Такое однородное продвижение вперед и сочетание гениальности и мудрости повергает в трепет и добавляет законченное качество, удовлетворяющую кульминацию великой жизни.
Но это не всегда достижимо. История полна примеров «незаконченных гениев», которым не удалось эволюционировать в мудрость. Спорно, но вероятно, что короткие и страстные жизни великого художника эпохи Ренессанса Караваджо и бунтарского французского поэта Артюра Рембо не демонстрировали видимого движения к мудрости. Духовный приятель и любовник Рембо, великий символист Поль Верлен сумел прожить, несмотря на свою скандальную невоздержанность, в некоторой степени более долгую жизнь гения, но также умер среди пьянства и распутства, без малейших признаков движения в сторону мудрости. О великом афинском генерале Фемистокле говорили, что «он был более великим в своей гениальности, чем по характеру». То же самое можно было бы сказать о Караваджо, Верлене, Рембо и, вероятно, Моцарте, они были более великими в гениальности, чем в мудрости.
В отличие от этого некоторые индивиды имеют относительно неопределенное начало – в крайних случаях даже заурядное или хуже, – однако позже демонстрируют бесспорную мудрость. Так часто происходит с политическими лидерами. Римский император Клавдий, первый послевоенный канцлер Западной Германии Конрад Аденауэр и убитый египетский президент Анвар Садат могут служить примерами, относящимися к рассматриваемому вопросу.
Если говорить о более мирских вещах, мы все знаем людей типа «осечка» нереализованного блеска, и мы все знаем людей, которые являются отчасти ординарными, хотя в высшей степени компетентными в том, что они делают в своей спокойной манере.
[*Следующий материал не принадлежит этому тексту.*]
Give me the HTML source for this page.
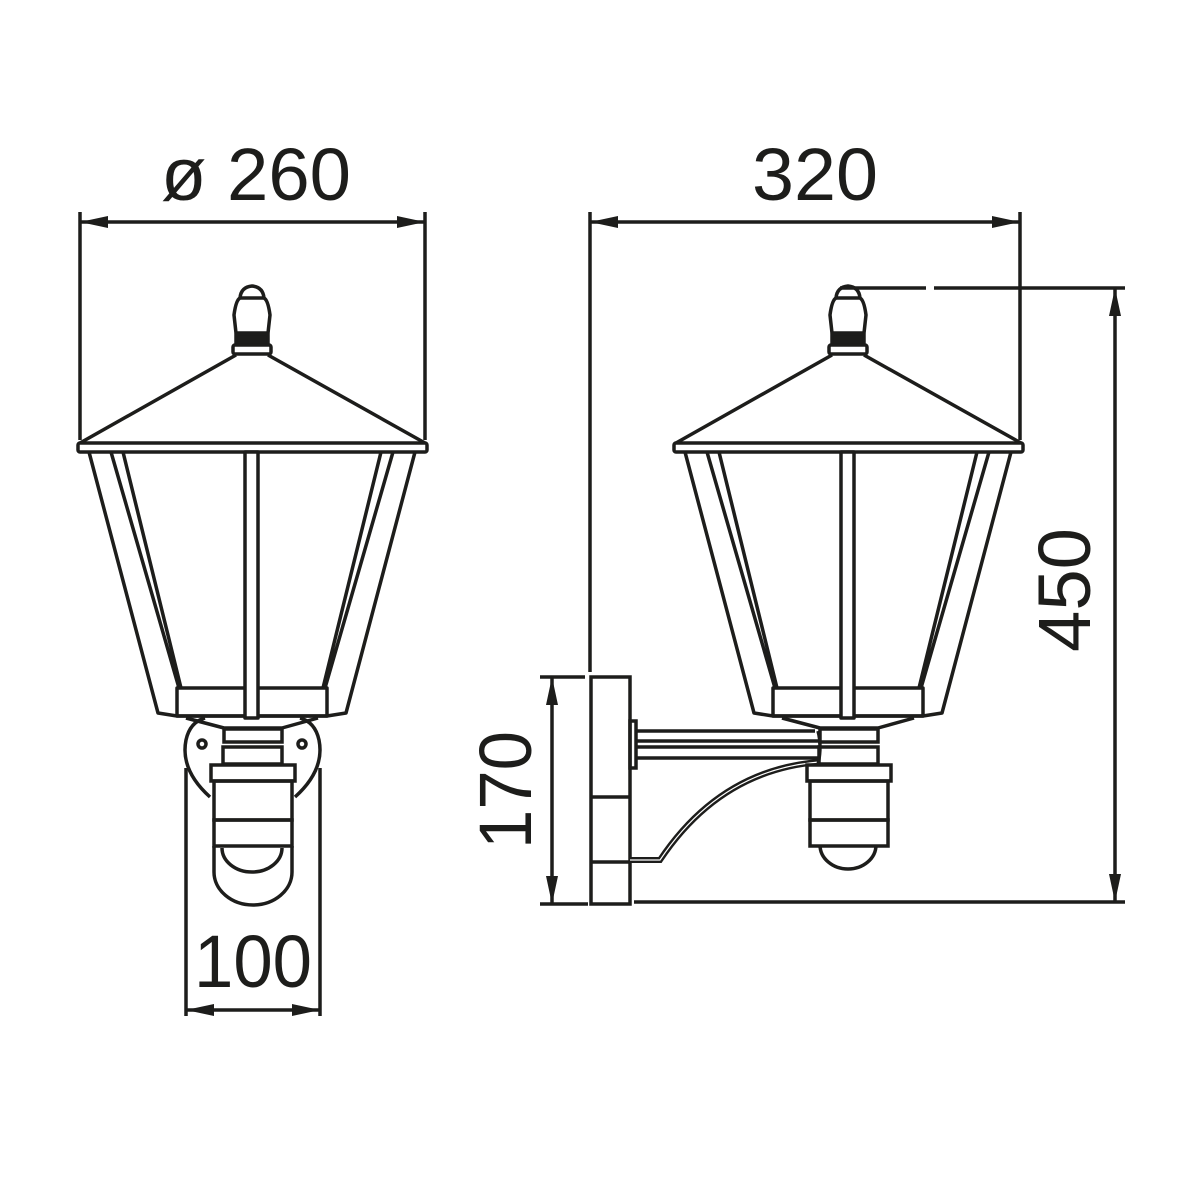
<!DOCTYPE html>
<html><head><style>html,body{margin:0;padding:0;background:#fff}svg{display:block}</style></head>
<body>
<svg width="1200" height="1200" viewBox="0 0 1200 1200" xmlns="http://www.w3.org/2000/svg">
<defs>
<g id="head" fill="none" stroke="#1d1d1b" stroke-width="3.5" stroke-linejoin="round">
  <path d="M236,333 L234,315 Q236,300 240,298 L264,298 Q268,300 270,315 L268,333 Z" fill="#fff"/>
  <path d="M240,298 Q241,287 252,286 Q263,287 264,298"/>
  <rect x="236" y="334" width="32" height="11" fill="#1d1d1b"/>
  <rect x="233" y="345" width="38" height="9" rx="2" fill="#fff"/>
  <path d="M236,355 L80,443 M268,355 L425,443"/>
  <rect x="78" y="443" width="349" height="9" rx="2" fill="#fff"/>
  <path d="M89,452 L158,713 L177,716 L327,716 L346,713 L415,452"/>
  <path d="M111,452 L179,688 M123,452 L181,688 M393,452 L325,688 M381,452 L323,688"/>
  <rect x="177" y="688" width="150" height="28"/>
  <rect x="245" y="452" width="13" height="266" fill="#fff"/>
  <path d="M186,718 L224,728 L282,728 L318,718"/>
</g>
<g id="sens" fill="none" stroke="#1d1d1b" stroke-width="3.5">
  <rect x="224" y="729" width="58" height="13"/>
  <rect x="223" y="747" width="59" height="17"/>
  <rect x="211" y="765" width="84" height="16" fill="#fff"/>
  <rect x="214" y="781" width="78" height="39"/>
  <rect x="214" y="820" width="78" height="26"/>
</g>
</defs>
<g fill="none" stroke="#1d1d1b" stroke-width="3.5">
  <!-- left sensor plate -->
  <path d="M210,797 Q180,770 186,740 Q190,722 205,718 M295,797 Q325,770 319,740 Q315,722 300,718"/>
  <circle cx="202" cy="744" r="4"/><circle cx="302" cy="744" r="4"/>
  <path d="M214,846 L214,872 A39,33 0 0 0 292,872 L292,846"/>
  <path d="M222,848 A30,24 0 0 0 282,848"/>
  <!-- right bracket -->
  <rect x="591" y="677" width="39" height="227"/>
  <path d="M591,797 L630,797 M591,862 L630,862"/>
  <rect x="630" y="721" width="6" height="47"/>
  <path d="M636,731 L815,731 M636,741 L820,741 M636,747 L820,747 M636,758 L818,758"/>
  <path d="M819,762 Q720,770 660,860 L630,860" stroke-width="6"/>
  <path d="M819,762 Q720,770 660,860 L630,860" stroke="#fff" stroke-width="1.2"/>
  <path d="M818,731 Q822,745 818,765"/>
  <path d="M820,845 A28,24 0 0 0 876,845"/>
</g>
<use href="#head"/>
<use href="#head" transform="translate(596,0)"/>
<use href="#sens"/>
<use href="#sens" transform="translate(596,0)"/>
<!-- dimensions -->
<g stroke="#1d1d1b" stroke-width="3.5" fill="none">
  <path d="M80,212 L80,440 M425,212 L425,440 M80,222 L425,222"/>
  <path d="M590,212 L590,672 M1020,212 L1020,440 M590,222 L1020,222"/>
  <path d="M840,288 L926,288 M934,288 L1125,288 M634,902 L1125,902 M1115,288 L1115,902"/>
  <path d="M540,677 L585,677 M540,904 L588,904 M552,677 L552,904"/>
  <path d="M186,768 L186,1016 M320,768 L320,1016 M186,1010 L320,1010"/>
</g>
<g fill="#1d1d1b">
  <path d="M80,222 L108,216 L108,228 Z M425,222 L397,216 L397,228 Z"/>
  <path d="M590,222 L618,216 L618,228 Z M1020,222 L992,216 L992,228 Z"/>
  <path d="M1115,288 L1109,316 L1121,316 Z M1115,902 L1109,874 L1121,874 Z"/>
  <path d="M552,677 L546,705 L558,705 Z M552,904 L546,876 L558,876 Z"/>
  <path d="M186,1010 L214,1004 L214,1016 Z M320,1010 L292,1004 L292,1016 Z"/>
</g>
<g font-family="Liberation Sans, sans-serif" font-size="74" fill="#1d1d1b" text-anchor="middle">
  <text x="256" y="200" textLength="190" lengthAdjust="spacingAndGlyphs">ø 260</text>
  <text x="815" y="200" textLength="126" lengthAdjust="spacingAndGlyphs">320</text>
  <text x="253" y="987" textLength="118" lengthAdjust="spacingAndGlyphs">100</text>
  <text transform="translate(1090,590) rotate(-90)" textLength="124" lengthAdjust="spacingAndGlyphs">450</text>
  <text transform="translate(531,790) rotate(-90)" textLength="118" lengthAdjust="spacingAndGlyphs">170</text>
</g>
</svg>
</body></html>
Итак, гениальность и мудрость и в дополнение талант и компетенция не всегда идут вместе и на самом деле часто не идут вместе. Кажется, что многие люди осознают разницу между этими чрезвычайно желанными свойствами. Стернберг изучал, как люди различных профессий воспринимают взаимосвязь между креативностью и мудростью. Оказалось, что многие из изучаемых им людей оценивали эти свойства как позитивно, но очень слабо связанные, и в некоторых случаях даже как негативно, обратно пропорционально связанные. Интересно, что то же исследование показывает, что «мудрость» и «креативность» оценивались людьми как более соотносимые с «интеллектом», чем друг с другом. Это наводит меня на мысль о том, что истинная структура «интеллекта» – это в умах большинства людей попытка уловить общую совокупность многих аспектов ума, чем особый, отличительный аспект ума.
Вера в то, что стремление к новшеству – это атрибут молодости и что мудрость – это атрибут старости, кажется разделяется многими людьми. Психологи Дж. Хекхаузен, Р. Диксон и П. Болте провели увлекательный эксперимент, во время которого они спрашивали у участников эксперимента, какие неотъемлемые признаки появляются у людей в разном возрасте. Большинство опрашиваемых считало, что любопытство и способность думать, очевидно, становятся доминирующими атрибутами людей в возрасте двадцати лет и что мудрость становится доминирующим атрибутом людей пятидесяти лет. Когда их попросили классифицировать различные признаки с точки зрения их желательности, мудрость была расположена среди самых желанных черт. В похожем исследовании Мэрион Перлматтер и ее коллеги обнаружили, что большинство людей ассоциируют мудрость с пожилым возрастом более чем с чем-то другим. Это сводится к интересному силлогизму: если люди верят в то, что мудрость – это привилегия старости, и также рассматривают мудрость как одну из самых желанных черт, тогда они также должны верить в то, что старение имеет свои преимущества, свою позитивную сторону и свои уникальные и ценные активы.
В умах большинства людей компетенция, как мудрость, также является плодами зрелости. Понимание мудрости как крайней степени компетенции созвучно с подходом, принимаемым психологами Полом Болтсом и Джеки Смитом, которые определяют мудрость как «экспертное знание», сильно развитая способность иметь дело с «фундаментальной прагматикой жизни», затрагивающей «важные, но неопределенные вопросы жизни». Они ставят «богатые фактические знания» и «богатые процедурные знания» среди важных предпосылок мудрости и указывают на то, что накопление таких знаний по определению требует долгой жизни.
Следуя благоразумному (и мудрому!) замечанию Стернберга, я воздержусь от исследования понятия мудрости во всем его богатстве. Я откажусь от экзистенциального, самореализующегося и морального аспектов мудрости, так убедительно обоснованных Эриксоном, Юнгом, Кохутом и другими. Я ограничу рамки данной книги одним аспектом мудрости: улучшенная способность решения проблем. Этот безусловно узкий, нравственно агностический подход позволяет рассмотреть несколько злодеев в книге и много героев. Понимая ограничения такого подхода, я чувствую, что это достаточно большой срез безгранично богатого понятия, чтобы быть решенным в одной книге. Принятие решений – это один аспект мудрости, который мы наиболее подготовлены исследовать через неврологию.
Если мудрость и компетенция (или опыт) увеличиваются с возрастом во всех своих аспектах, тогда как согласовать это с общим предположением, что умственные способности ухудшаются с возрастом? Или если посмотреть на это с другой стороны, если наша память и умственная сосредоточенность ухудшаются с возрастом, тогда как возможно, что наша мудрость и компетенция растут? Что ставит мудрость и компетенцию отдельно от других проявлений ума и позволяет им переносить разрушительное действие старения?